Nadir Sarıbacak çok beğendiğim bir oyuncu. Önce, Uzak İhtimal’de izlemiştim. Sanki oynamıyor gibiydi (Benim nazarımda bu söz bir yazara “Sanki hiçbir şey anlatmamış gibi yazmış” demek ayarında, o kadar yani). Sonra Gişe Memuru, Kış Uykusu ve Yozgat Blues’daki küçük rolleri. Şubat’taki Duble ve Beş Kardeş’teki Nazım karakterlerine can verişi… İyi bir oyuncu olduğu kadar güzel bir insan olduğu da belliydi sanki.
Sarmaşık’ta ise Cenk’i oynamamış, Cenk’i döktürmüş. Harikulade! Zaten Portakalsız 52. Uluslararası Antalya Film Festivali’nde en iyi erkek oyuncu ödülünü aldı bu rolüyle. Ama bundan çok, ödül konuşmasının sansürlenmesiyle haber oldu gazetelerde, sosyal medyada.
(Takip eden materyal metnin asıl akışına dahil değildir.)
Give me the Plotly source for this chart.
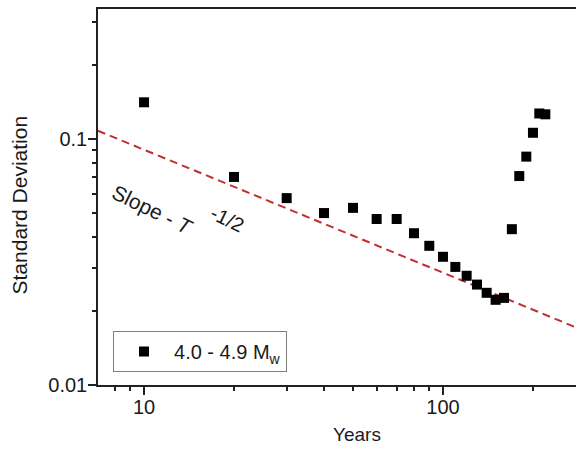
import plotly.graph_objects as go

years = [10, 20, 30, 40, 50, 60, 70, 80, 90, 100, 110, 120, 130, 140, 150, 160,
         170, 180, 190, 200, 210, 220]
std_dev = [0.141, 0.0701, 0.0575, 0.0500, 0.0525, 0.0473, 0.0473, 0.0414, 0.0368,
           0.0332, 0.0302, 0.0278, 0.0256, 0.0237, 0.0222, 0.0226,
           0.0430, 0.0707, 0.0848, 0.106, 0.127, 0.126]

slope_x = [7.0, 280.0]
slope_y = [0.1081, 0.0171]

series_name = "4.0 - 4.9 M<sub>w</sub>"
slope_label = "Slope - <i>T</i>"
slope_exp = "-1/2"
x_title = "Years"
y_title = "Standard Deviation"

FONT = "Arial, Liberation Sans, sans-serif"
TXT = "#1a1a1a"

fig = go.Figure()
fig.add_trace(go.Scatter(
    x=slope_x, y=slope_y, mode="lines",
    line=dict(color="#c0302e", width=2, dash="8px,5px"),
    showlegend=False, hoverinfo="skip"))
fig.add_trace(go.Scatter(
    x=years, y=std_dev, mode="markers", name=series_name,
    marker=dict(symbol="square", size=10, color="black")))

x_minor = [8, 9, 20, 30, 40, 50, 60, 70, 80, 90, 200]
y_minor = [0.02, 0.03, 0.04, 0.05, 0.06, 0.07, 0.08, 0.09, 0.2, 0.3]

fig.update_layout(
    width=576, height=450,
    margin=dict(l=98, r=0, t=9, b=65),
    paper_bgcolor="white", plot_bgcolor="white",
    font=dict(family=FONT, size=20, color=TXT),
    legend=dict(x=0.0314, y=0.1436, xanchor="left", yanchor="top",
                bordercolor="#7f7f7f", borderwidth=1, bgcolor="white",
                font=dict(size=20, color=TXT), itemwidth=50),
    xaxis=dict(type="log", range=[0.846, 2.445], showgrid=False, zeroline=False,
               showline=True, linecolor="#222", linewidth=1.5, mirror=True,
               ticks="outside", ticklen=8, tickwidth=1.5, tickcolor="#222",
               tickvals=[10, 100], ticktext=["10", "100"],
               ticklabelstandoff=-5,
               minor=dict(tickvals=x_minor, ticks="outside", ticklen=4,
                          tickwidth=1.5, tickcolor="#222", showgrid=False)),
    yaxis=dict(type="log", range=[-2, -0.4715], showgrid=False, zeroline=False,
               showline=True, linecolor="#222", linewidth=1.5,
               ticks="outside", ticklen=8, tickwidth=1.5, tickcolor="#222",
               tickvals=[0.01, 0.1], ticktext=["0.01", "0.1"],
               ticklabelstandoff=-3,
               minor=dict(tickvals=y_minor, ticks="outside", ticklen=4,
                          tickwidth=1.5, tickcolor="#222", showgrid=False)),
)

fig.add_annotation(text=x_title, xref="paper", yref="paper",
                   x=(357 - 98) / 478, y=-(435 - 385) / 376,
                   xanchor="center", yanchor="middle", showarrow=False,
                   font=dict(size=19, color=TXT))
fig.add_annotation(text=y_title, xref="paper", yref="paper",
                   x=(19 - 98) / 478, y=(385 - 205.5) / 376,
                   xanchor="center", yanchor="middle", showarrow=False,
                   textangle=-90, font=dict(size=21, color=TXT))
fig.add_annotation(text=slope_label, xref="paper", yref="paper",
                   x=(152 - 98) / 478, y=(385 - 210) / 376,
                   xanchor="center", yanchor="middle", showarrow=False,
                   textangle=26, font=dict(size=21, color=TXT))
fig.add_annotation(text=slope_exp, xref="paper", yref="paper",
                   x=(227 - 98) / 478, y=(385 - 219) / 376,
                   xanchor="center", yanchor="middle", showarrow=False,
                   textangle=26, font=dict(size=20, color=TXT))

fig.write_html("out.html")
“Hasbıhal etmek istiyorum, çok kısa, 30 saniye. Memlekette ilgili dertlerim var. Bu filmden de hareketle çok güzel arkadaşlarım var. Farklı dinden, dilden, ırktan, meşrepten, mezhepten ve hepsini aşk derecesinde seviyorum. Bizi ancak kardeşlik ve muhabbetin kurtaracağına inanıyorum. Muhabbet, gerçekten. Belki bir duble rakıyla ya da bir demlik çay. Sadece muhabbet etmek kurtaracak bizim dertlerimizi. Buna inanıyorum.” derken yayıncı kuruluş, önce görüntüyü değiştirip törenin yapıldığı binanın dış görüntülerini vermeye başlıyor. Sonra da Nadir Sarıbacak’ın sesi kesiliyor. Oysa ne diyor devamında biliyor musunuz: “Çünkü vücudun organları gibiyiz. Kulağın ağza, elin ayağa nasıl muhalif olamayacağına göre biri kesildiği zaman bütün vücut acıyacağına göre kader bağımız var memlekette. Bütün kardeşlerimi seviyorum ve onların dertlerimizi kurtaracağına inanıyorum. Her duygudan düşünceden, ortak, birlik. Çok teşekkür ediyorum, çok sağ olun.”
Ben Nadir Sarıbacak kadar umutlu olmak isterdim ama değilim. Nasıl olayım? Rakı lafını duyunca naylon görmüş beygir gibi ürkenlerle nasıl birlik olacağım?
Mustafa Ceceli denen zıpçıktı da Aşık Daimi’nin deyişini kafasına göre değiştirerek okumuş. Nasıl olacak kardeşlik, nasıl?
Sen sürekli bize Sarmaşık’ın Beybabası gibi posta koyarsan, kırarsan bizi, senin yüzünden kırılıyorken biz, nasıl olacak kardeşlik?